Apple's hugely popular devices may have become gold standards, but recent glitches in the new iTunes 8 bring an unwelcome blast from the past to Microsoft's latest operating system. Connect an iPhone or iPod, and some Vista PCs either crash with the dreaded Blue Screen of Death or spontaneously restart.
Apple says the problem can have more than one cause, and the company hasn't yet promised a patch. But if you're suffering from this unhappy pairing, Apple suggests a few options, including reinstalling iTunes 8, updating old device drivers, and checking for address conflicts between USB devices. For details, including which iPod models can have trouble (all iPhones do), head to Apple's support page.
Not to be outdone, Microsoft issued another four critical patches of its own. One patch fixes five holes in the way that Windows displays Enhanced Metafile (.emf) and Windows Metafile (.wmf) image files. An attack could hit the flaws simply through your viewing a poisoned picture on a Web page, so be sure to get the fix. Every supported version of Windows from 2000 Service Pack 4 through 64-bit Vista SP1 requires the patch.
The second patch addresses a hole in Windows Media Player 11's handling of audio files streamed from a Windows Media Server. You could be victimized if you happen onto a site that hosts a poisoned audio file.

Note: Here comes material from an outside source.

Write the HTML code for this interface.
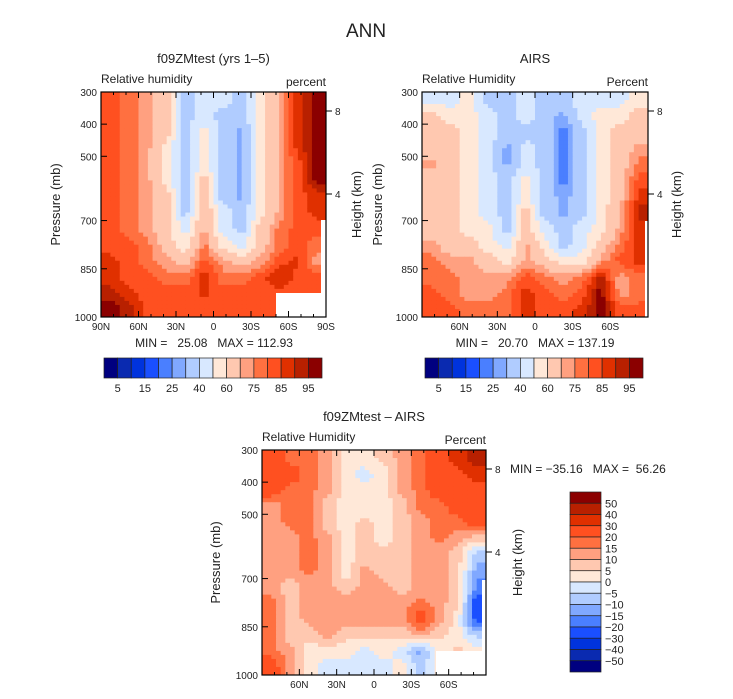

Windows XP SP2 and SP3 through Vista 64 SP1 need the fix.
Windows Media Encoder 9, which converts a variety of files into Windows Media files, is the focus of the third patch. If you've specifically downloaded that software from Microsoft--it does not come with Windows--and you have also enabled its ActiveX control, your PC could be completely compromised if you visit a rigged site. Check your 'Add or Remove Programs' list to see if you've installed the software.
Finally, the fourth patch closes a hole in Office 2007's OneNote note-taking software. Clicking a malicious link could trigger a digital assault.
If for some reason you don't use Automatic Updates, get all of these patches at Microsoft's site.
The password-manager bug prevented some people who had upgraded to 3.0.2 from being able to save new Web site passwords or access those they had already saved. Annoying, to say the least, so Mozilla rushed out the 3.0.3 version to deal with it. To make sure you have the latest Firefox with all these fixes, select Help, Check for Updates.